As I criedpackedcriedpacked, I felt like I was in a foggy bubble. I knew people outside the bubble were carrying on with the new-normal lives during Covid. I, on the other hand, was suspended on the side of my mountain, and cut off from the rest of the world. No casseroles came. No preacher came knocking. No neighbors to help walk the dog. No One At All. Just me. Covid removed all help I could have received. There were no grief groups offered. The Senior Center and restaurants closed, taking away any quick nutrition. Impossible to get an appointment with a doctor for counseling or medication. Stores were shuttered. Even the kennel to help with Oliver, my sweet puppy, was closed. And there I was, alone and grieving.
The first problem was that in only fifteen days, I would be moving. I needed to make a tough decision. Would I pay for all clothing to be moved or not? I knew the answer. Anything that was not necessary would not make the cut. And, through tears and grief I needed to do what had to be done. New jeans, still tagged, new shoes still in boxes, favorite old, torn pj’s that should have been thrown years before. Go-to clothes, and things not warn too often, were all reduced to weight and number of extra boxes for the movers. This was complicated by the fact that all thrift stores were shuttered. Which left only one option. Many excruciatingly sad trips to the landfill off the mountain and miles away.
In my grief, during those days, I needed to handle and make decisions on every single object that signified our 32 years together. Even the tiniest item brought tears, memories, and pain. But, everything had to be boxed. And, I accomplished that. In those 15 days, I managed to pack and move the balance of what would end of being 350 boxes. I moved them off the mountain to storage, which VST and I had rented in January before he got sick. Box after box went down the hill, while I cried each trip.
In my grief, I began talking to VST. A little at first, and then non-stop. I told him the littlest things, and major things, too. I listened for his advice and help. He was there. Oliver knew this, too. Through my one sided conversations, I felt a relief that even more of our lives were put right. Every marriage has rocky times. There are always things not owned or apologized for. Things one wishes they had one more chance to say. We were no different. I talked to him all day, every day. I asked him to tuck his angel wings around Ollie and I at night so we could sleep better. I know he was there to comfort me. Thanks to Covid, it was quiet enough for me to experience that.
People suggest one should journal. It was all I could do during that first month to jot things on my daily planner. People suggest one should sleep enough.

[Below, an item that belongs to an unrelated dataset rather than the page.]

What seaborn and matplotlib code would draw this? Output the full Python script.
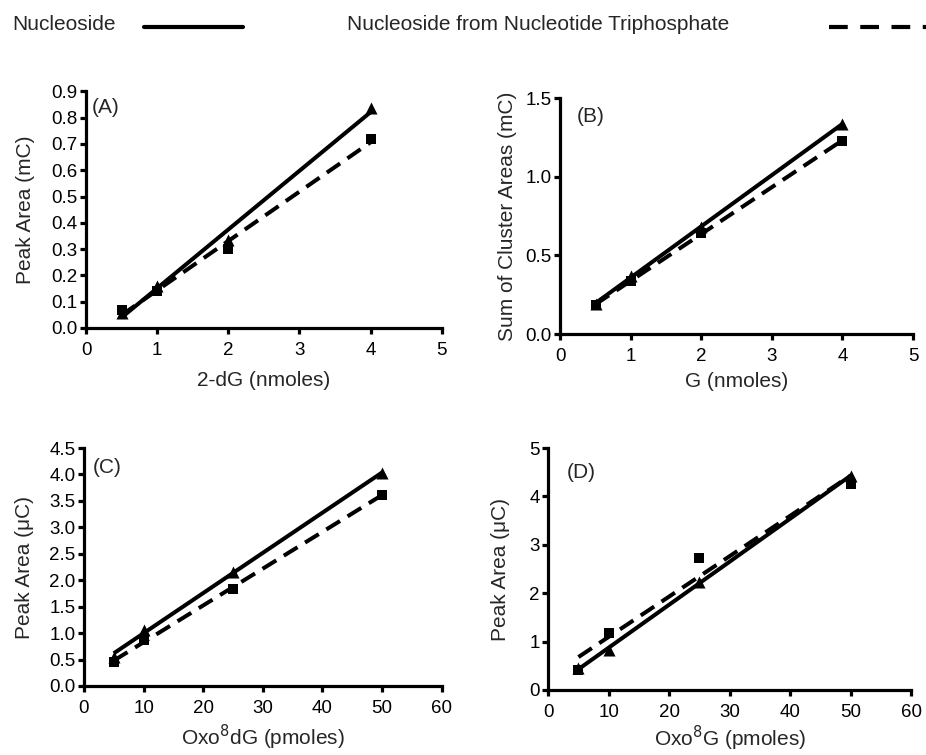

It was a blessing that I slept well in the arms of God. People suggest one should learn the stages of grief and embrace them. For me, it was more important that I listened to my inner self, which helped guide me in the ways I needed. I was my own wise voice that listened to my grief, acknowledged it, and accepted it as my truth then. Not a reality forever.
It also helped that I lived in the moment and felt everything that was happening to my body and soul right then. I prayed often. When I needed to cry, I did. When I needed to laugh, I did that too. Memories were a double edged sword. Sometimes comforting. Sometimes cutting so deep that I thought my entrails would surely tumble onto the floor. I ate when I was the least bit hungry, and didn’t eat when my stomach was upset. All this in a Covid Shroud. For me, I preferred it that way, as no one had to see the carnage left by VST’s death. Just Oliver, me, VST, and God.
In your grief today, hug yourself. In quiet moments, reassure yourself that YOU are enough and okay. You’ve got this, it just SEEMS impossible. Hug yourself. Talk to your loved one. Smile, even if it is just a little, at first. Each day will be better than the last on this journey you are taking through grief.